My grandmother had a recipe for Fudge that I have found few other places. She got it from her mother who got it from hers traceable back as far her ancestors were Mormon. Over the Christmas holidays, my siblings and I were talking about it origins. None of us could recall the details. So it was time for some research.
Apparently her recipe is called "Opera Fudge" and was "invented" in 1866 in Baltimore. Opera fudge is made like regular fudge except that after cooking to a "soft ball" stage the fudge is then treated in the "creme fondent method" which means it is poured on a marble slab or on a large platter and allowed to cool completely. Then it is stirred with a wooden spoon or paddle until the glossy shine fades to a matte finish. It is then worked by hand adding butter and milk until it is soft like clay. It is then formed into inch thick logs and sliced for serving. It is call Opera Fudge probably because of its similarity to Opera drops, which were vanilla and made the same way but then covered in chocolate. One source claims this method is older than the currently more popular method of fudge making, but fell off because of being more labor intensive.

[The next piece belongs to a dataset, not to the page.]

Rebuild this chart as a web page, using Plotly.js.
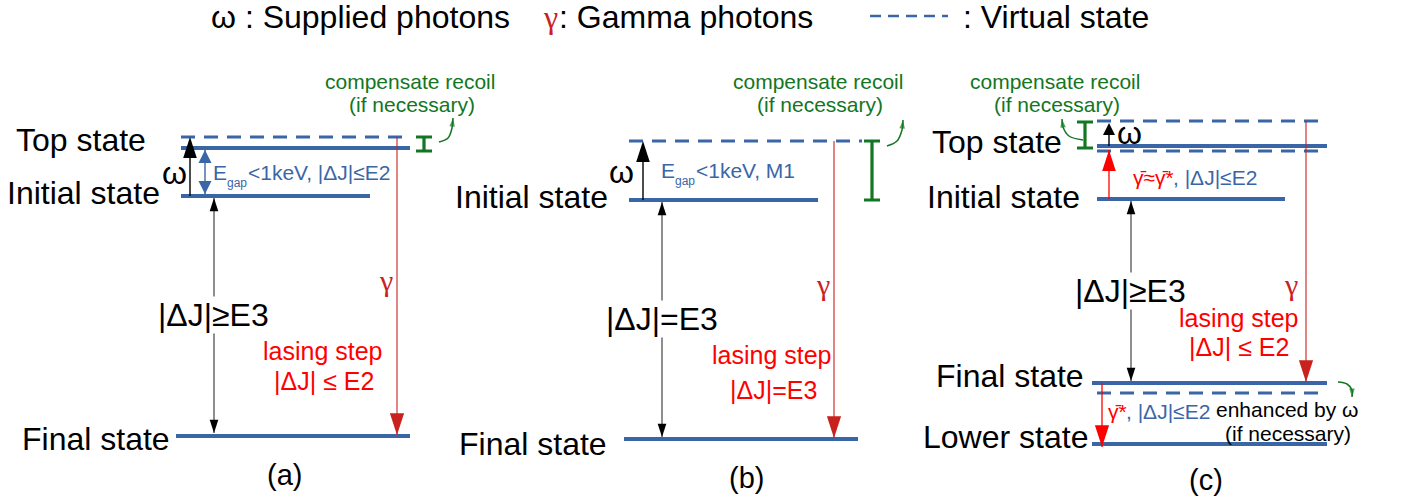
<!DOCTYPE html>
<html><head><meta charset="utf-8">
<script src="https://cdn.plot.ly/plotly-3.0.1.min.js"></script>
<style>html,body{margin:0;padding:0;background:#fff}#chart{width:1401px;height:500px}</style>
</head><body><div id="chart"></div>
<script>
// ===== Diagram data (x across the page, y = level height measured downward) =====
const panelLabels = ['(a)', '(b)', '(c)'];
// Real nuclear levels (solid)
const levelNames = ['Top state','Initial state','Final state','Initial state','Final state','Top state','Initial state','Final state','Lower state'];
const levelStart = [181, 181, 176, 629, 624, 1097, 1097, 1092, 1092];
const levelEnd   = [410, 370, 410, 818, 858, 1327, 1285, 1327, 1327];
const levelY     = [148, 196, 436, 200, 439, 146, 199, 383, 444];
// Virtual states (dashed)
const virtualStart = [181, 629, 1097, 1097, 1097];
const virtualEnd   = [410, 862, 1327, 1327, 1327];
const virtualY     = [137, 141, 121, 151, 393];
// Supplied photons ω (upward)
const omegaX    = [190, 643, 1109];
const omegaFrom = [196, 200, 146];
const omegaTo   = [137, 141, 123];
// Energy gap (panel a)
const gapX = [205], gapTop = [150], gapBottom = [194];
// High-multipolarity transition Initial <-> Final
const forbX = [214, 662, 1131], forbTop = [198, 202, 201], forbBottom = [433, 437, 381];
// Gamma lasing step
const gammaX = [397, 834, 1306], gammaFrom = [137, 141, 121], gammaTo = [435, 438, 382];
// Stimulating gamma photons (panel c)
const pumpX = [1109, 1102], pumpFrom = [199, 383], pumpTo = [150, 447];
// Recoil compensation range
const recoilX = [424, 872, 1085], recoilTop = [137, 141, 122], recoilBottom = [151, 200, 148];
// Curved pointers
const pointerX = [[439, 448, 452, 453], [887, 897, 902, 903], [1083, 1069, 1063, 1062], [1338, 1347, 1352, 1352]];
const pointerY = [[142, 138, 128, 118], [146, 141, 130, 120], [140, 136, 127, 119], [382, 384, 390, 397]];
// Legend dashed sample
const legendDashX = [870, 948], legendDashY = [16, 16];

// ===== Styles =====
const BLUE = '#3a66a7', GREEN = '#127622', DRED = '#c9211e', RED = '#ff0000';
const FONT = 'Liberation Sans, Arial, sans-serif';
const SERIF = 'Liberation Serif, DejaVu Serif, serif';
const BIG = 32;

function hsegs(x0, x1, y) { const X = [], Y = []; for (let i = 0; i < y.length; i++) { X.push(x0[i], x1[i], null); Y.push(y[i], y[i], null); } return {X, Y}; }
function vsegs(x, y0, y1) { const X = [], Y = []; for (let i = 0; i < x.length; i++) { X.push(x[i], x[i], null); Y.push(y0[i], y1[i], null); } return {X, Y}; }
function lineTrace(s, color, width, dash) { return {type: 'scatter', mode: 'lines', x: s.X, y: s.Y, line: {color, width, dash: dash || 'solid'}, hoverinfo: 'skip'}; }
function headTrace(x, y, symbol, angle, size, color) { return {type: 'scatter', mode: 'markers', x, y, marker: {symbol, angle, size, color, line: {width: 0}}, hoverinfo: 'skip'}; }

const traces = [];
traces.push(lineTrace(hsegs(levelStart, levelEnd, levelY), BLUE, 4));
traces.push(lineTrace(hsegs(virtualStart, virtualEnd, virtualY), BLUE, 3, '14px,9px'));
traces.push(lineTrace(hsegs([legendDashX[0]], [legendDashX[1]], [legendDashY[0]]), BLUE, 2.5, '11px,7px'));
// ω arrows
traces.push(lineTrace(vsegs(omegaX, omegaFrom, omegaTo.map((t, i) => i < 2 ? t + 8 : t + 4)), '#000', 1.4));
traces.push(headTrace(omegaX.slice(0, 2), omegaTo.slice(0, 2), 'arrow', 0, 22, '#000'));
traces.push(headTrace(omegaX.slice(2), omegaTo.slice(2), 'arrow-up', 0, 12, '#000'));
// gap double arrow
traces.push(lineTrace(vsegs(gapX, gapTop, gapBottom), BLUE, 1.4));
traces.push(headTrace(gapX, gapTop, 'arrow-up', 0, 13, BLUE));
traces.push(headTrace(gapX, gapBottom, 'arrow-down', 0, 13, BLUE));
// forbidden double arrows
traces.push(lineTrace(vsegs(forbX, forbTop, forbBottom), '#444', 1.2));
traces.push(headTrace(forbX, forbTop, 'arrow', 0, 14, '#000'));
traces.push(headTrace(forbX, forbBottom, 'arrow', 180, 14, '#000'));
// gamma lines
traces.push(lineTrace(vsegs(gammaX, gammaFrom, gammaTo), DRED, 1.1));
traces.push(headTrace(gammaX, gammaTo, 'arrow', 180, 23, DRED));
// pump arrows (c)
traces.push(lineTrace(vsegs(pumpX, pumpFrom, pumpTo), RED, 1.3));
traces.push(headTrace([pumpX[0]], [pumpTo[0]], 'arrow', 0, 22, RED));
traces.push(headTrace([pumpX[1]], [pumpTo[1]], 'arrow', 180, 23, RED));
// recoil I-beams
traces.push(lineTrace(vsegs(recoilX, recoilTop, recoilBottom), GREEN, 3.2));
traces.push(lineTrace(hsegs(recoilX.map(v => v - 8), recoilX.map(v => v + 8), recoilTop), GREEN, 3));
traces.push(lineTrace(hsegs(recoilX.map(v => v - 8), recoilX.map(v => v + 8), recoilBottom), GREEN, 3));
// curved pointers
pointerX.forEach((px, i) => {
  const py = pointerY[i];
  traces.push({type: 'scatter', mode: 'lines+markers', x: px, y: py,
    line: {color: GREEN, width: 1.5, shape: 'spline'},
    marker: {symbol: 'arrow', angleref: 'previous', size: px.map((v, k) => k === px.length - 1 ? 9 : 0), color: GREEN, line: {width: 0}},
    hoverinfo: 'skip'});
});

// ===== Text =====
function T(x, y, text, size, color, opts) {
  return Object.assign({x, y, xref: 'x', yref: 'y', text, showarrow: false, xanchor: 'center', yanchor: 'middle',
    font: {family: FONT, size, color: color || '#000'}}, opts || {});
}
const L = {xanchor: 'left'};
const ann = [];
// header legend
ann.push(T(209, 17, 'ω : Supplied photons', BIG, '#000', L));
ann.push(T(541, 17, 'γ', BIG, DRED, {xanchor: 'left', font: {family: SERIF, size: BIG, color: DRED}}));
ann.push(T(557, 17, ': Gamma photons', BIG, '#000', L));
ann.push(T(961, 17, ': Virtual state', BIG, '#000', L));

// level labels
const labelX = [81, 83, 96, 531, 533, 997, 1003, 1010, 1005];
const labelY = [140, 193, 439, 197, 444, 142, 197, 376, 437];
levelNames.forEach((n, i) => ann.push(T(labelX[i], labelY[i], n, BIG)));

// compensate recoil notes
[410, 818, 1055].forEach(cx => {
  ann.push(T(cx, 81, 'compensate recoil', 21, GREEN));
  ann.push(T(cx + 2, 104, '(if necessary)', 21, GREEN));
});

// ω labels
ann.push(T(174, 173, 'ω', BIG));
ann.push(T(621, 172, 'ω', BIG));
ann.push(T(1129, 133, 'ω', BIG));

// gap annotations (a) and (b): E, subscript "gap", rest
ann.push(T(211, 172, 'E', 21, BLUE, L));
ann.push(T(225, 183, 'gap', 12, BLUE, L));
ann.push(T(246, 172, '&lt;1keV, |ΔJ|≤E2', 21, BLUE, L));
ann.push(T(659, 170, 'E', 21, BLUE, L));
ann.push(T(673, 181, 'gap', 12, BLUE, L));
ann.push(T(694, 170, '&lt;1keV, M1', 21, BLUE, L));
// (c) stimulated photon labels
ann.push(T(1131, 177, 'γ\u0304≈γ\u0304*', 21, RED, L));
ann.push(T(1171, 177, ', |ΔJ|≤E2', 21, BLUE, L));
ann.push(T(1106, 411, 'γ\u0304*', 21, RED, L));
ann.push(T(1124, 411, ', |ΔJ|≤E2', 21, BLUE, L));
ann.push(T(1214, 409, 'enhanced by ω', 21, '#000', L));
ann.push(T(1288, 433, '(if necessary)', 21, '#000'));

// transition multipolarity labels
ann.push(T(213, 315, '|ΔJ|≥E3', BIG, '#000', {bgcolor: '#fff', borderpad: 0}));
ann.push(T(662, 319, '|ΔJ|=E3', BIG, '#000', {bgcolor: '#fff', borderpad: 0}));
ann.push(T(1130, 291, '|ΔJ|≥E3', BIG, '#000', {bgcolor: '#fff', borderpad: 0}));

// gamma symbols
[[386, 280], [823, 284], [1291, 284]].forEach(([x, y]) => ann.push(T(x, y, 'γ', 30, DRED, {font: {family: SERIF, size: 30, color: DRED}})));

// lasing step labels
ann.push(T(323, 351, 'lasing step', 25, RED));
ann.push(T(324, 381, '|ΔJ| ≤ E2', 25, RED));
ann.push(T(772, 355, 'lasing step', 25, RED));
ann.push(T(773, 390, '|ΔJ|=E3', 25, RED));
ann.push(T(1239, 318, 'lasing step', 25, RED));
ann.push(T(1239, 347, '|ΔJ| ≤ E2', 25, RED));

// panel captions
const captionX = [284, 746, 1206], captionY = [475, 478, 480];
panelLabels.forEach((p, i) => ann.push(T(captionX[i], captionY[i], p, 29)));

const layout = {
  width: 1401, height: 500, margin: {l: 0, r: 0, t: 0, b: 0},
  paper_bgcolor: '#fff', plot_bgcolor: '#fff', showlegend: false,
  font: {family: FONT},
  xaxis: {range: [0, 1401], visible: false, fixedrange: true},
  yaxis: {range: [500, 0], visible: false, fixedrange: true},
  annotations: ann
};
Plotly.newPlot('chart', traces, layout, {displayModeBar: false, staticPlot: true});
</script>
</body></html>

And the Woodbury connection? Family histories contain countless attempts to supply the sweets the family wanted. Sorghum molasses and honey were the two most common. One ancestor made a very popular sorghum peach preserves. Others made candy with honey. Every effort was made to replace the supply of Sugar the Utah just did not have. At some point the fudge recipe made it out west, since the Woodbury family has been in the old Salt Lake City 4th and 7th Ward since before they were formed in the early 1850's, they would not have brought it with them.
My Aunt, however, thinks her mother got this recipe when she was attending UofU studying Home Economics in the 1920's.
1 1/4 Cup Milk
2 squares baking chocolate
3 Cups Sugar
2 Tablespons of Butter
Adding a little Corn Syrup helps prevent it from crystalizing too soon, but that is a modern addition.